All those guys down there yelling at the Guatemalan immigrant kids, I have no doubt whatsoever that logic and rationality lead them to that. I mean, look at this passion:
Look at their absolute rational commitment to our economic abstractions and the concept of law and order. It is a vast tower of logic that they are screaming from the top of.
But it’s perception that should tell them, hey, I’m screaming at children. This is wrong. It doesn’t matter why this seemed like a good idea, any time you’re an adult screaming at children you’re pretty much in the wrong.
Here is a story that’s illustrative of how science can prove that a moral horror is occurring without being able to be too specific about what that horror may be.
At the time of the Belgian Congo, the Belgians, of course, had absolutely no idea what’s going on. All they knew was everything was great. Their country was fabulously wealthy, everybody thought Africa was this amazing fairyland that sent them wonderful things. They loved Africa! The entire country was Africa-mad. They were building fake African huts on the hills over Charleroi.
But they didn’t know anything about Africa.
How could they? It was far away, the corporation that managed the place didn’t say anything about it, there were no newspapers there. There were rumors, and there were veterans that came back sad and crazy, but that’s all. Belgium was rich and nobody was complaining and that’s all anybody besides King Leopold knew.
There was no investigative journalism then. Although nobody knew it in Belgium at the time, a major naissance in the history of investigative journalism was happening at that very moment — in the Belgian Congo! Down in Africa, a sailor who was horrified by what he’d seen and frustrated by his inability to get it published in newspapers wrote a thinly fictionalized account of what was going on in the Congo. It was called “Heart of Darkness.” Unfortunately, this is not his story.

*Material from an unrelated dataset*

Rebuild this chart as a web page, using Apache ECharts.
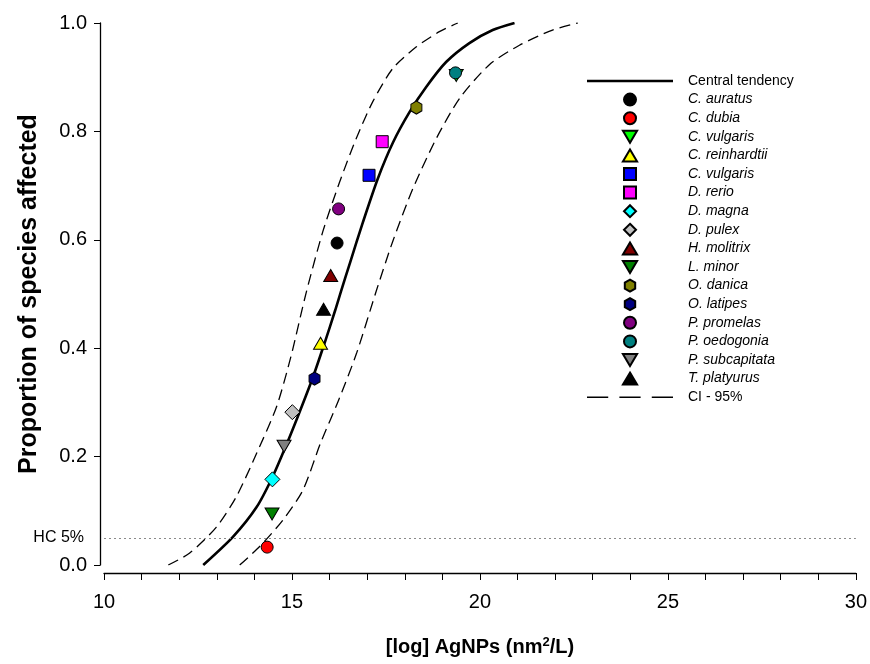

This is a story about Belgium. Back in Belgium, nobody knew what was going on, everything was just hunky dory. But there was a guy who worked in the shipyard. He was an accountant. And he saw that the boats came in every day full of money. But when they went out, they were empty.
Every day, day after day, boats coming in full of all the treasures of Africa, including a truly mindboggling amount of rubber. But they went out empty, or full of guns and soldiers.
So he did some calculations, and he said, wait a minute.
If the Congo is sending us $x every day, and we are sending them $0, that means that….somebody isn’t getting paid! And if they aren’t getting paid, that means….the Belgian government is running a slave state in the Congo!
So he got out a notebook and proved, with basic accounting, that something really bad was going on here.
And then the newspapers didn’t have any choice but to print it.
*****
The implications of that story for our current relationship with China notwithstanding, the reason I wrote it out is to show why I think constant perception of the environment is essential, and that rationality can be used to prove that a different rational path is literally, figuratively, and in all important senses of the word absolutely wrong.
Rationality combined with perception is essential. It’s how I attempt to arrive at all my decisions.